I love my old high school more than any other high school in the world, which is why I call Towson High the Greatest High School in the universe. I will admit that I was a stranger to the honor society selection committee during my years there, while on the other hand, I was no stranger to the vice principals in charge of attendance. There is a connection between those two facts.
But as the years have passed, I have had many opportunities to visit the school in volunteer capacities...mentoring, conducting practice interviews for juniors, and for the past two years I have been part of Project Citizen, with the American Government Gifted & Talented and Law & Public Policy freshman classes. This program is under the aegis of Mr. Gil Stange, an excellent American Government teacher.
In Project Citizen, the students get first-hand experience in solving a public policy issues that directly affects the people of Baltimore County. For instance, in the three classes I heard present, the issues were how to stop people from swimming (and drowning!) in the Loch Raven Reservoir, how to address the problem of litter and trash on the streets of the county seat, and how to go about having a crosswalk installed for the safety of pedestrians on a certain busy street. First, the students had to come up with their own problems in need of solutions, rather than having them assigned, and then they had to research how to address them...by interviewing affected citizens, contacting public officials and private experts, and arriving at real facts and figures about how one would theoretically solve these and other problems. Then, they put together multi-media presentations showing every step of their work and outlining their findings, and did all this as a Public Hearing in front of their teachers and a panel consisting of people with some expertise in the topic.
All sorts of people were represented - social studies leaders from the Public Schools, a police sergeant, a politician or two, and others who have dealt with public issues. That's my ticket to the festivities, my career in working with the county government through 3 decades that are still fondly recalled as the time "before Mark retired."
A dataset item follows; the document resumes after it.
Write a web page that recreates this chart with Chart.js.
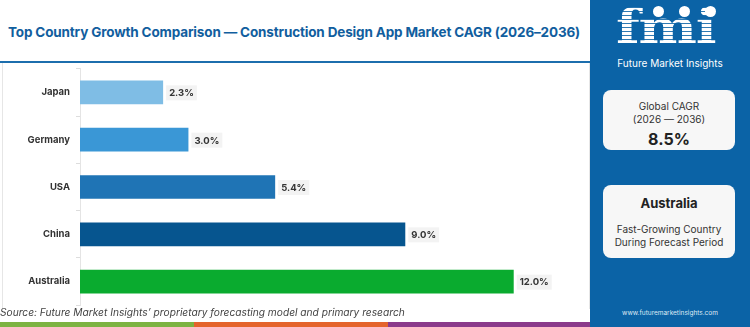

As the students presented their work, I was just thrilled at how well they did! Instead of those beauty pageant-style, nebulous answers ("I think that people should not swim in the reservoir because of the risk of drowning, which can so tragically rob a person of their future before it even begins!") the students went out and found out how many had been caught swimming. They talked to the rangers who patrol the area. They took pictures of the (currently inadequate) signage warning against jumping in, and they arrived at suggestions for public education and better signs and even a way to get some more rangers on the job. And they even checked with a law professor to make sure their ideas were all on the beam.
I wish that everyone had the chance that I had to spend a day with these teachers and these students. It's all too easy for people who don't get to see modern education in action to think that teachers still stand at a lectern and drone on about the Peloponnesian Wars as students take desultory notes and pass notes asking Jenni to the record hop Friday night. Nope. Teachers today are preparing students for a world that little cares that Sparta won the Pelopennesian War (although Athens lodged a complaint and several penalties were overturned.)
Instead, what I see going on is students getting to practice interview skills, so that when they apply to college or jobs, it won't be the first time they have sat at a desk with someone asking them what is their best and worst quality. And instead of lecture notes and abstract notions, the students I see now have an idea of how government works in the real world...not in the textbook, cartoon "How A Bill Becomes Law" sense but in the sense of calling the head of the highways division of the local government and asking him what it would take to get things done.
I couldn't be more impressed with the students or the teachers at Towson High, and I appreciate the invitation!